The Tribunal allowed the appeal, ruling that National Calamity Contingency Duty (NCCD) is not leviable on captively consumed Partially Oriented Yarn (POY) based on precedents like Modern Petrofils Ltd. The decision aligned with previous findings that NCCD does not apply to captive consumption scenarios for goods exempted under Notification No.46/2003-CE, granting consequential relief to the Appellant.
Issues: Leviability of National Calamity Contingency Duty (NCCD) on Partially Oriented Yarn (POY) and Fully Drawn Yarn (FDY) when used captively in manufacturing goods exempted under Notification No.46/2003-CE.
Analysis: The appeal was filed questioning the confirmation of the Order-In-Appeal (OIA) by the first Appellate Authority regarding the levy of NCCD on POY and FDY when used captively in manufacturing. The main issue revolved around whether NCCD is applicable in such captive consumption scenarios for goods falling under CETH 54.02 exempted under Notification No.46/2003-CE. The Appellant argued that NCCD should not be imposed on captively consumed POY and FDY, citing previous Tribunal decisions like M/s Modern Petrofils cases. The Respondent defended the order, emphasizing that the exemption under Notification No.67/95-CE does not apply to captively consumed POY when the end product is chargeable to Nil NCCD rate.

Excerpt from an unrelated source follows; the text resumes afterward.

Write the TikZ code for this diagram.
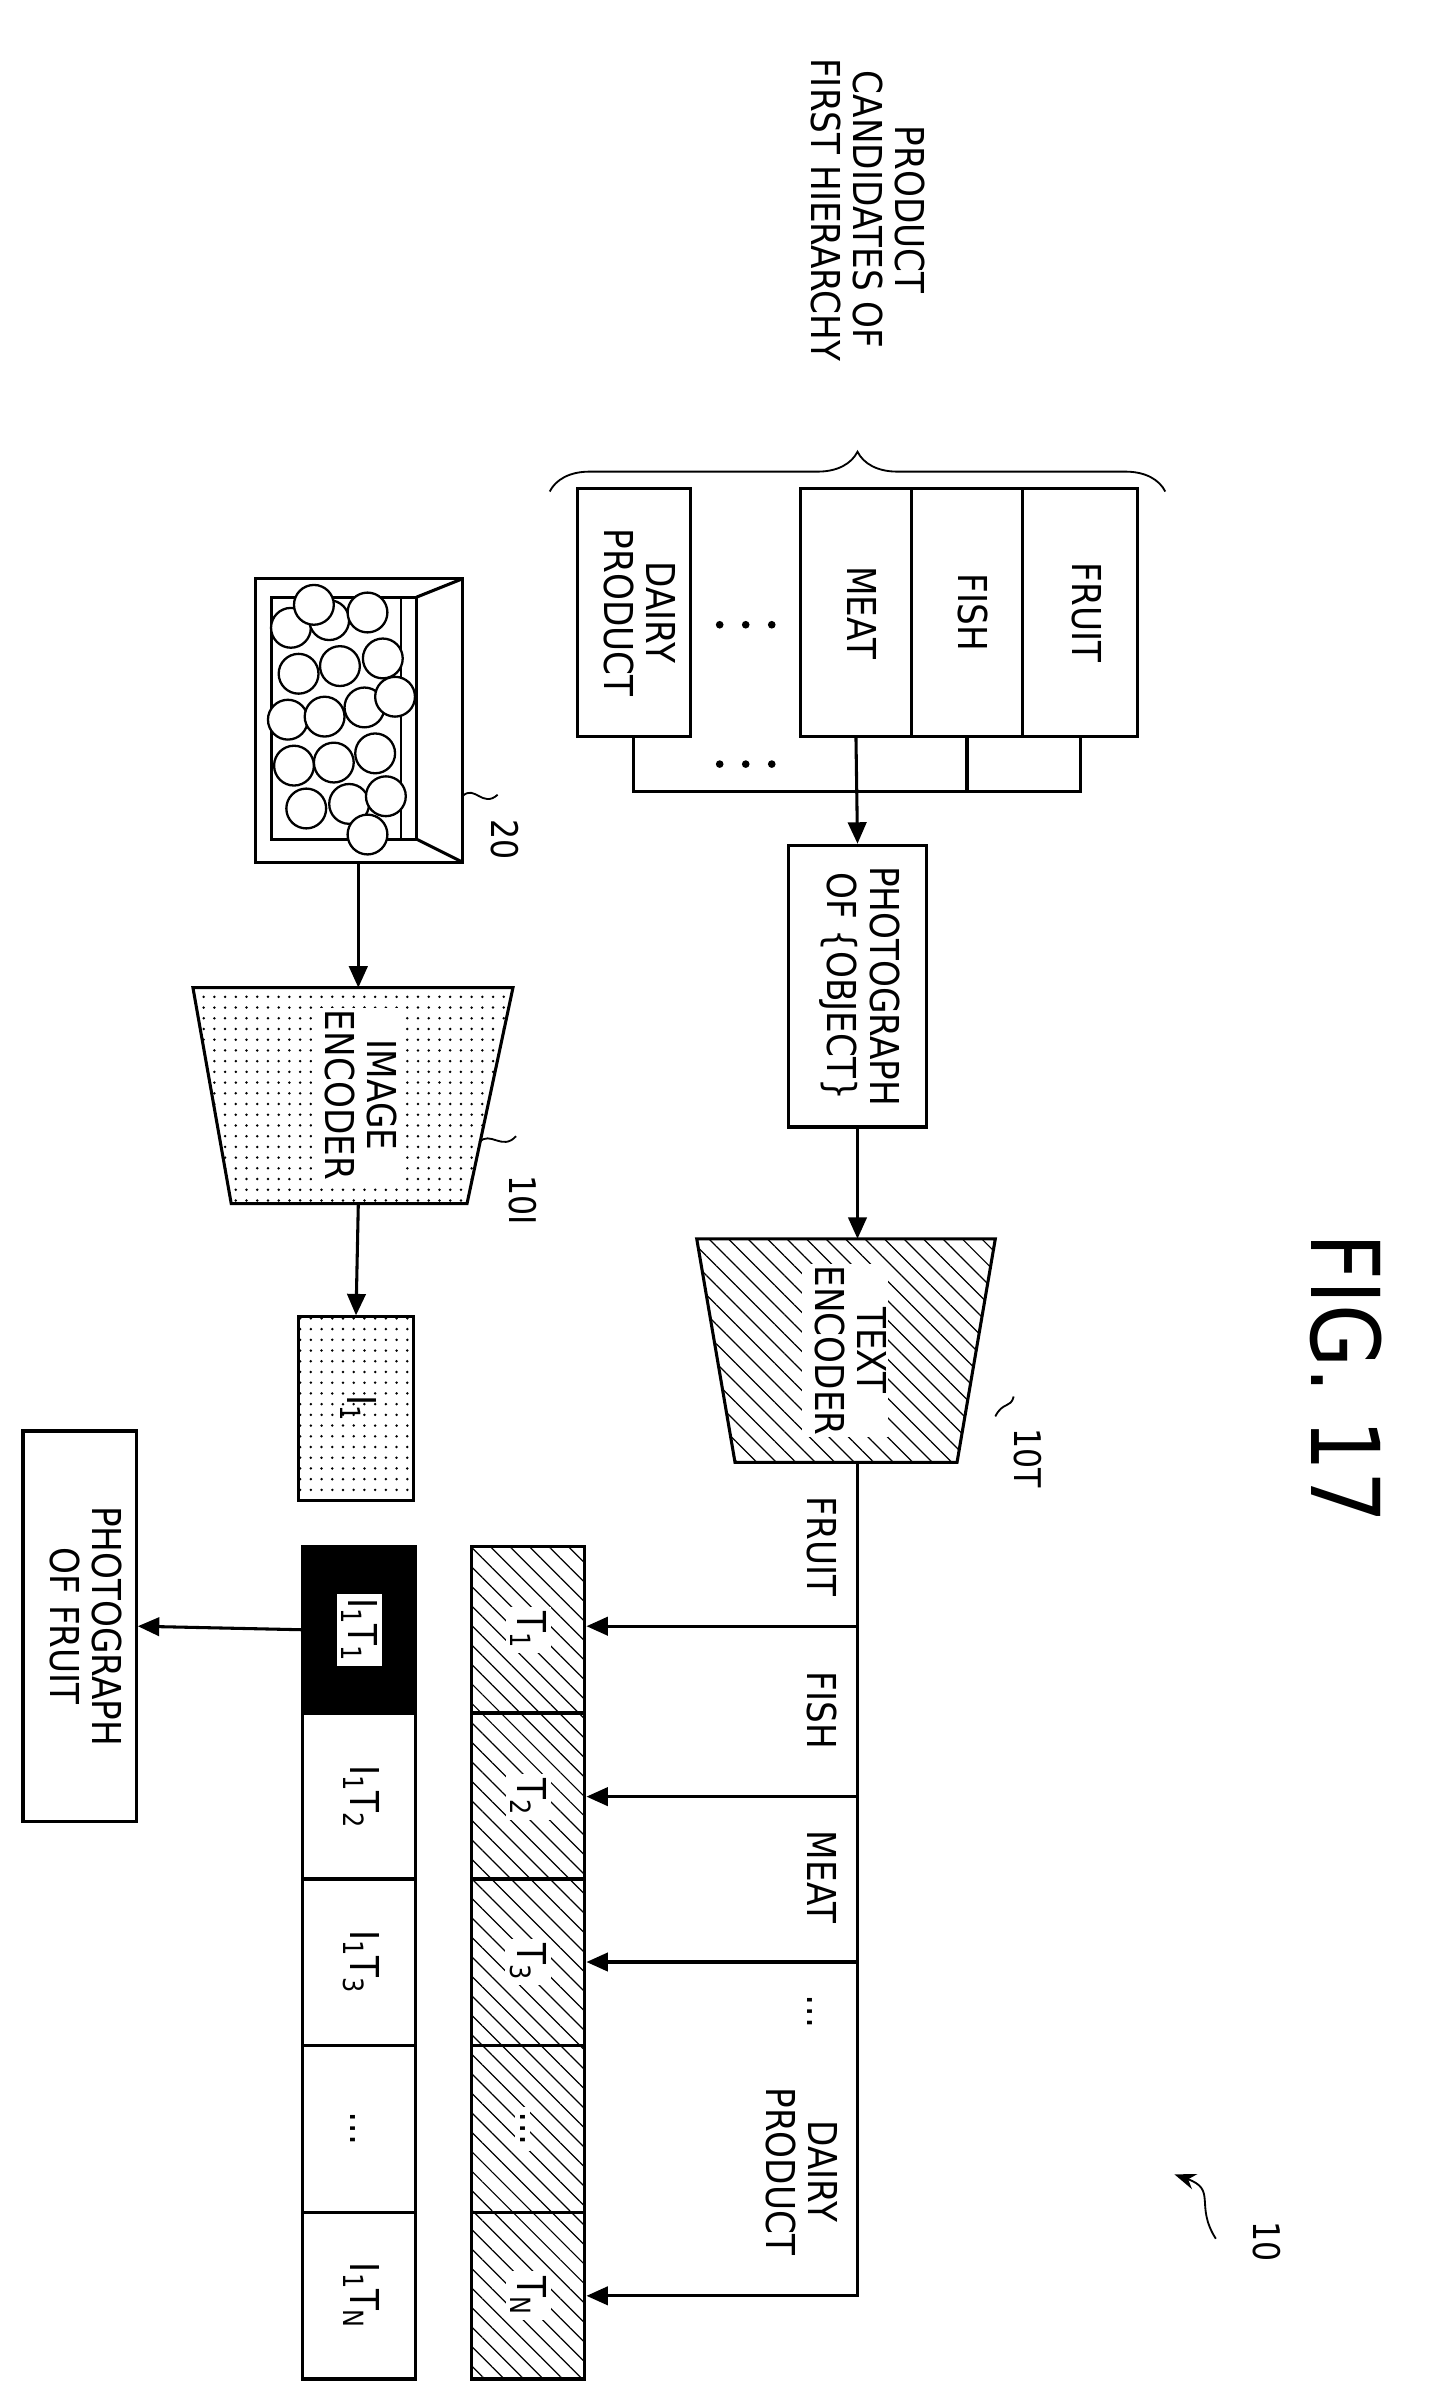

Upon hearing both sides, the Tribunal delved into the issue of NCCD levy on captively consumed POY. The Appellant relied on the case law of Modern Petrofils Ltd to support their argument. The Tribunal referenced previous orders and decisions, including the case of M/s Modern Petrofils Ltd, where it was established that NCCD is not leviable on captively consumed POY. The Tribunal found the facts of the case aligned with previous decisions and allowed the appeal filed by the Appellant, granting consequential relief.

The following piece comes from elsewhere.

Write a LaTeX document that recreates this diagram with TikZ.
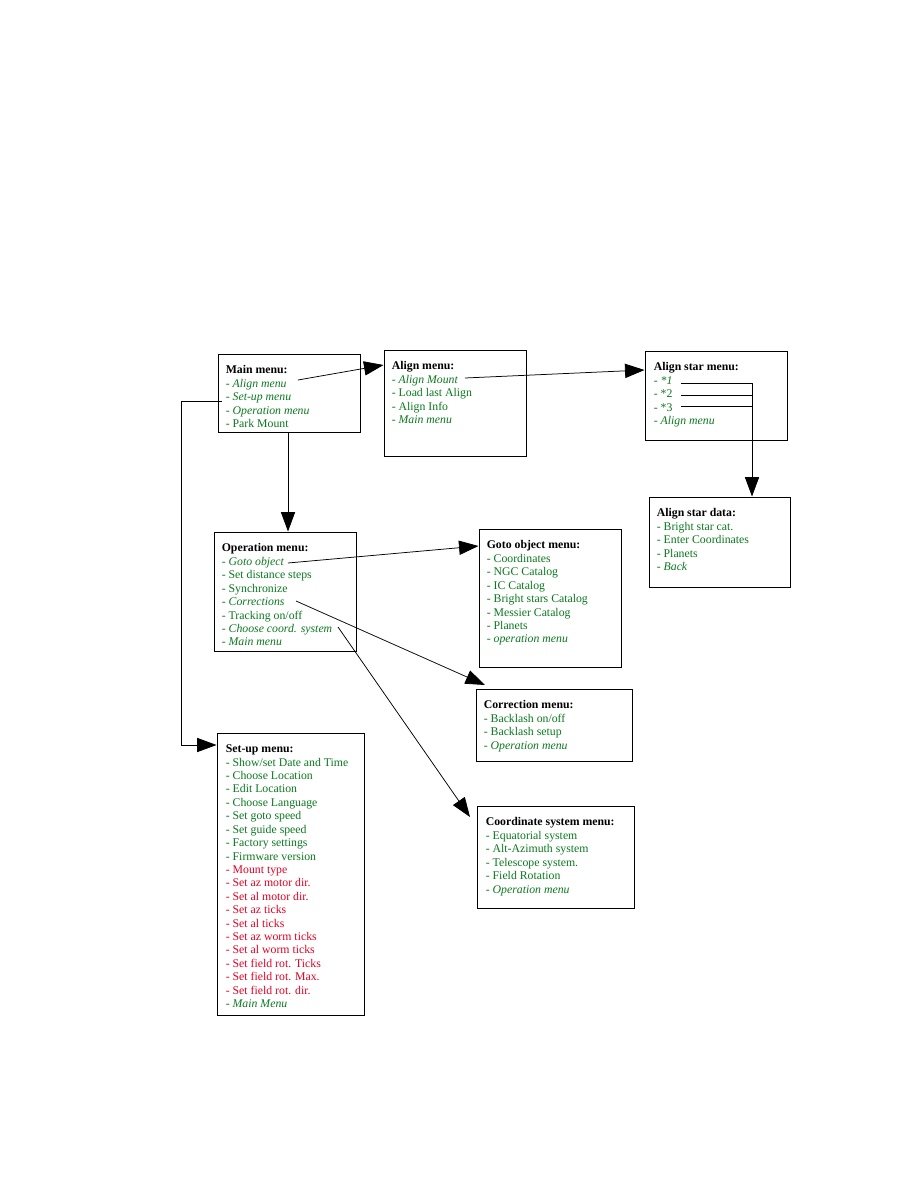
\documentclass[tikz,border=0pt]{standalone}
\usepackage{fontspec}
\setmainfont{Liberation Serif}
\usetikzlibrary{arrows.meta,fit,calc}
\definecolor{tgreen}{RGB}{10,120,30}
\definecolor{tred}{RGB}{225,0,35}
\newcommand{\gi}[1]{\textcolor{tgreen}{- \textit{#1}}}
\newcommand{\gu}[1]{\textcolor{tgreen}{- #1}}
\newcommand{\ru}[1]{\textcolor{tred}{- #1}}
\newcommand{\ttl}[1]{\textbf{#1}}
\tikzset{
  menubox/.style={draw=black, line width=0.65pt, inner sep=0pt},
  menutext/.style={anchor=north west, inner sep=0pt, align=left,
    font=\fontsize{7.85pt}{8.95pt}\selectfont},
  link/.style={draw=black, line width=0.5pt},
  arrowlink/.style={link, -{Triangle[length=13pt,width=9.5pt]}},
}
\begin{document}
\begin{tikzpicture}[x=0.6667pt,y=-0.6667pt]
\useasboundingbox (0,0) rectangle (918,1188);
% boxes
\node[menubox, fit={(218,354) (360,432)}] (main) {};
\node[menubox, fit={(384,350) (526,456)}] (align) {};
\node[menubox, fit={(645,351) (787,440)}] (star) {};
\node[menubox, fit={(649,497) (790,587)}] (data) {};
\node[menubox, fit={(214,532) (356,651)}] (oper) {};
\node[menubox, fit={(479,529) (621,667)}] (goto) {};
\node[menubox, fit={(476,689) (632,761)}] (corr) {};
\node[menubox, fit={(217,733) (364,1015)}] (setup) {};
\node[menubox, fit={(477,806) (634,908)}] (coord) {};
% texts
\node[menutext] (maint) at ($(main.north west)+(8,12)$) {\ttl{Main menu:}\\ \gi{Align menu}\\ \gi{Set-up menu}\\ \gi{Operation menu}\\ \gu{Park Mount}};
\node[menutext] (alignt) at ($(align.north west)+(8,12)$) {\ttl{Align menu:}\\ \gi{Align Mount}\\ \gu{Load last Align}\\ \gu{Align Info}\\ \gi{Main menu}};
\node[menutext] (start) at ($(star.north west)+(9,12)$) {\ttl{Align star menu:}\\ \gi{*1}\\ \gu{*2}\\ \gu{*3}\\ \gi{Align menu}};
\node[menutext] (datat) at ($(data.north west)+(8,12)$) {\ttl{Align star data:}\\ \gu{Bright star cat.}\\ \gu{Enter Coordinates}\\ \gu{Planets}\\ \gi{Back}};
\node[menutext] (opert) at ($(oper.north west)+(8,12)$) {\ttl{Operation menu:}\\ \gi{Goto object}\\ \gu{Set distance steps}\\ \gu{Synchronize}\\ \gi{Corrections}\\ \gu{Tracking on/off}\\ \gi{Choose coord. system}\\ \gi{Main menu}};
\node[menutext] (gotot) at ($(goto.north west)+(8,12)$) {\ttl{Goto object menu:}\\ \gu{Coordinates}\\ \gu{NGC Catalog}\\ \gu{IC Catalog}\\ \gu{Bright stars Catalog}\\ \gu{Messier Catalog}\\ \gu{Planets}\\ \gi{operation menu}};
\node[menutext] (corrt) at ($(corr.north west)+(8,12)$) {\ttl{Correction menu:}\\ \gu{Backlash on/off}\\ \gu{Backlash setup}\\ \gi{Operation menu}};
\node[menutext] (setupt) at ($(setup.north west)+(9,12)$) {\ttl{Set-up menu:}\\ \gu{Show/set Date and Time}\\ \gu{Choose Location}\\ \gu{Edit Location}\\ \gu{Choose Language}\\ \gu{Set goto speed}\\ \gu{Set guide speed}\\ \gu{Factory settings}\\ \gu{Firmware version}\\ \ru{Mount type}\\ \ru{Set az motor dir.}\\ \ru{Set al motor dir.}\\ \ru{Set az ticks}\\ \ru{Set al ticks}\\ \ru{Set az worm ticks}\\ \ru{Set al worm ticks}\\ \ru{Set field rot. Ticks}\\ \ru{Set field rot. Max.}\\ \ru{Set field rot. dir.}\\ \gi{Main Menu}};
\node[menutext] (coordt) at ($(coord.north west)+(9,12)$) {\ttl{Coordinate system menu:}\\ \gu{Equatorial system}\\ \gu{Alt-Azimuth system}\\ \gu{Telescope system.}\\ \gu{Field Rotation}\\ \gi{Operation menu}};
% connector start points
\coordinate (aAlign) at (298,380);
\coordinate (aMount) at (465,378);
\coordinate (s1) at (681,383);
\coordinate (s2) at (681,395);
\coordinate (s3) at (681,406);
\coordinate (sx1) at (752,383);
\coordinate (sx2) at (752,395);
\coordinate (sx3) at (752,406);
\coordinate (aSet) at (222,401);
\coordinate (setL) at (181,401);
\coordinate (setB) at (181,745);
\coordinate (aGoto) at (288,563);
\coordinate (aCorr) at (296,601);
\coordinate (aCoord) at (338,627);
\coordinate (corrTip) at (485,685);
\coordinate (coordTip) at (470,817);
% connectors
\draw[arrowlink] (aAlign) -- (align.west |- 0,365);
\draw[arrowlink] (aMount) -- (star.west |- 0,370);
\draw[link] (s1) -- (sx1);
\draw[link] (s2) -- (sx2);
\draw[link] (s3) -- (sx3);
\draw[arrowlink] (sx1) -- (sx1 |- data.north);
\draw[arrowlink] (main.south -| 288,0) -- (oper.north -| 288,0);
\draw[arrowlink] (aSet) -- (setL) -- (setB) -- (setup.west |- setB);
\draw[arrowlink] (aGoto) -- (goto.west |- 0,546);
\draw[arrowlink] (aCorr) -- (corrTip);
\draw[arrowlink] (aCoord) -- (coordTip);
\end{tikzpicture}
\end{document}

The Tribunal's analysis highlighted that the Appellant's case involved supplying POY to 100% EOUs and captive consumption, similar to previous cases like Modern Petrofils Ltd. The Tribunal followed the same legal reasoning as in earlier cases, such as Modern Petrofils Ltd and M/s Filatex India Ltd, to conclude that NCCD is not applicable in such scenarios. By applying consistent legal principles and precedents, the Tribunal allowed the appeal filed by the Appellant, ensuring judicial discipline and providing consequential relief as necessary.